By Wesley J. Smith, J.D., Special Consultant to the CBC
A very disturbing article in New York Magazine by Michael Wolff. It tells the difficult story of his mother’s dementia, a course of physical and mental decline about which I am very familiar as my uncle died from the complications of that Alzheimer’s disease. But Wolff says that such patients have lost dignity, and indeed, he more than implies the proper approach to dealing with dementia is to kill them sooner rather than bear the emotional and financial expense of caring for them over the long term. From, “A Life Worth Ending:”
It is peaceful and serene. Except for my mother’s disquiet. She stares in mute reprimand. Her bewilderment and resignation somehow don’t mitigate her anger. She often tries to talk — desperate guttural pleas. She strains for cognition and, shockingly, sometimes bursts forward, reaching it — “Nice suit,” she said to me, out of the blue, a few months ago — before falling back. That is the thing that you begin to terrifyingly appreciate: Dementia is not absence; it is not a nonstate; it actually could be a condition of more rather than less feeling, one that, with its lack of clarity and logic, must be a kind of constant nightmare. “Old age,” says one of Philip Roth’s protagonists, “isn’t a battle, it’s a massacre.” I’d add, it’s a holocaust. Circumstances have conspired to rob the human person — a mass of humanity — of all hope and dignity and comfort. When my mother’s diaper is changed she makes noises of harrowing despair — for a time, before she lost all language, you could if you concentrated make out what she was saying, repeated over and over and over again: “It’s a violation. It’s a violation. It’s a violation.”
Often, the people who really suffer in dementia cases are the loved ones. I know we did. It is very hard to see your formerly vibrant and interactive mother, father, uncle, spouse, so ill and vulnerable. But they are not without dignity — unless we so define them. Their hygiene needs do notreduce them to something less human. The family chose to accept some high end interventions — which no one forced on them. But those are tough calls too, so no judgment there. And here’s the call to killing:
I do not know how death panels ever got such a bad name. Perhaps they should have been called deliverance panels. What I would not do for a fair-minded body to whom I might plead for my mother’s end. The alternative is nuts: to look forward to paying trillions and to bankrupting the nation as well as our souls as we endure the suffering of our parents and our inability to help them get where they’re going. The single greatest pressure on health care is the disproportionate resources devoted to the elderly, to not just the old, but to the old old, and yet no one says what all old children of old parents know: This is not just wrongheaded but steals the life from everyone involved. And it seems all the more savage because there is such a simple fix: Give us the right to make provisions for when we want to go. Give families the ability to make a fair case of enough being enough, of the end’s, de facto, having come . . . My bet is that, even in America, even as screwed up as our health care is, we baby-boomers watching our parents’ long and agonizing deaths won’t do this to ourselves. We will surely, we must surely, find a better, cheaper, quicker, kinder way out.

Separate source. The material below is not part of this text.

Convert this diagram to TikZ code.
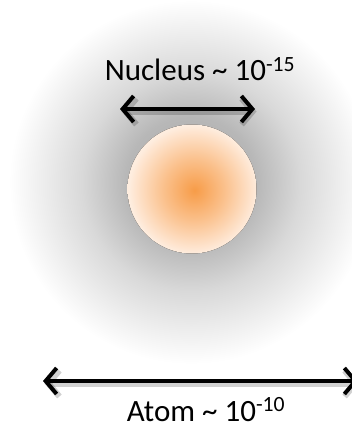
\documentclass[tikz,border=0pt]{standalone}
\usepackage{fontspec}
\setmainfont{Carlito}
\usetikzlibrary{arrows.meta}

\definecolor{nucore}{HTML}{F79C48}
\definecolor{nuedge}{HTML}{FEE6D2}
\pgfdeclareradialshading{cloud}{\pgfpoint{0bp}{0bp}}{color(0bp)=(black!36); color(9bp)=(black!28); color(15bp)=(black!15); color(21bp)=(black!6); color(25bp)=(white); color(50bp)=(white)}
\pgfdeclareradialshading{nucleus}{\pgfpoint{1bp}{-0.5bp}}{color(0bp)=(nucore); color(12bp)=(nucore!50!nuedge); color(23bp)=(nuedge); color(25bp)=(nuedge!70!white); color(50bp)=(nuedge!70!white)}

\begin{document}
\begin{tikzpicture}[x=1pt,y=-1pt,>={Straight Barb[length=11pt,width=26pt]},font=\fontsize{31}{35}\selectfont]
\tikzset{
  sizearrow/.style={<->,line width=4pt,black,
    preaction={draw=black,opacity=0.18,line width=6pt,transform canvas={shift={(1.5pt,-2.5pt)}}}},
  sizelabel/.style={inner sep=0pt,anchor=base}
}
\useasboundingbox (0,0) rectangle (352,428);
% electron cloud and nucleus
\begin{scope}
\clip (0,0) rectangle (352,428);
\fill[shading=cloud] (9,0) rectangle (373,364);
\end{scope}
\fill[shading=nucleus] (192,189) circle (64.5);
% sizes
\node[sizelabel] (nucleuslabel) at (200,81) {Nucleus \textasciitilde\ 10\textsuperscript{-15}};
\coordinate (nl) at (120,109);
\coordinate (nr) at (255,109);
\draw[sizearrow] (nl) -- (nr);
\coordinate (al) at (43,381);
\coordinate (ar) at (358,381);
\draw[sizearrow] (al) -- (ar);
\node[sizelabel] (atomlabel) at (206,421) {Atom \textasciitilde\ 10\textsuperscript{-10}};
\end{tikzpicture}
\end{document}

Yes indeed, for Baby Boomers, it is always about us.
My uncle was helpless at the end, his condition made more difficult by serious glaucoma, added to the travails of dementia. But he was not undignified. Indeed, I would posit he had a greater claim on our love, commitment, and care than when he was a vigorous activist in the Teamster’s Union. And the people who cared for him at a wonderful Baptist continuing care home could not have been more committed to their patients’ well being, cleanliness, and comfort.
We already have the right to refuse unwanted medical treatment. Before becoming incompetent, my uncle made it clear that he did not want heroic measures or antibiotics at the end, and as his surrogate, I made sure he did not receive them. But his was not a life worth ending, it was a life worth caring. And that is precisely what my uncle received, individualized and loving attention until his time had come.
But there is an agenda afoot to get us to die sooner rather than later. So the caring story does not seem to be one that big time media is much interested in telling.